The SR-22 or FR-44 filing must be maintained for the duration your home state specifies, typically 3 years from the reinstatement date. If you move to a new state during that period, the filing requirement follows you. The new state recognizes the open SR-22 requirement through AAMVA data exchange and will suspend your new-state license if the filing lapses. Carriers licensed in multiple states can transfer the SR-22 filing to your new state without requiring a new policy, but you must notify both the carrier and the new-state DMV to ensure continuity.
File Cross-State SR-22 Before Suspension Posts
The procedural advantage is narrow but exists: if you file SR-22 in your home state immediately after the Alabama conviction, before the conviction posts to your home-state record, some states credit the early filing and reduce the suspension period or waive it entirely for first offenses. California, Ohio, and Pennsylvania allow early SR-22 filing to mitigate suspension length for first-offense DUI if filed within 10 days of the out-of-state conviction. The window is tight and the outcome is not guaranteed, but the cost of filing early is lower than the cost of extended suspension.

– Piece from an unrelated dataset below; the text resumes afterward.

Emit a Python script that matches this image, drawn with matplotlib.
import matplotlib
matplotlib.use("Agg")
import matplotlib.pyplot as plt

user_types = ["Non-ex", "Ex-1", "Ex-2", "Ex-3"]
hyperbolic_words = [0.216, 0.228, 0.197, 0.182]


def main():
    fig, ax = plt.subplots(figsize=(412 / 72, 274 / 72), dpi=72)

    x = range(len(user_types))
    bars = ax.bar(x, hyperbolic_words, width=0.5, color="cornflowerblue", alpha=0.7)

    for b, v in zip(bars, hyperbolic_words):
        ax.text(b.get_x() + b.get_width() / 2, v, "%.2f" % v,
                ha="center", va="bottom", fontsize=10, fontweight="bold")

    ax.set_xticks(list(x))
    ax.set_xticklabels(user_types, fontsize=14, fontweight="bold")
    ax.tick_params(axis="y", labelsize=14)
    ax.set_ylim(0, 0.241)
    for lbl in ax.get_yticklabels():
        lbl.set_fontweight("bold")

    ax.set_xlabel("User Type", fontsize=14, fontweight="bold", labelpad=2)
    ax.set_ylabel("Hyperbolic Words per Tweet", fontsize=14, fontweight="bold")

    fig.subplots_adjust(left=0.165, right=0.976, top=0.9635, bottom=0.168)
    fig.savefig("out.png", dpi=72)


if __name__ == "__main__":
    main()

Carriers writing cross-state SR-22 policies include GEICO, Progressive, State Farm, The General, Bristol West, and Dairyland. All are licensed in Alabama and most DLC-member states. Non-owner SR-22 policies cover drivers who do not own a vehicle but need to maintain continuous liability coverage to satisfy state filing requirements. Monthly premiums for non-owner SR-22 after a DUI conviction typically range from $85 to $140 per month depending on your home state's minimum liability requirements and the carrier's underwriting tier. Estimates based on available industry data; individual rates vary by driving history and location.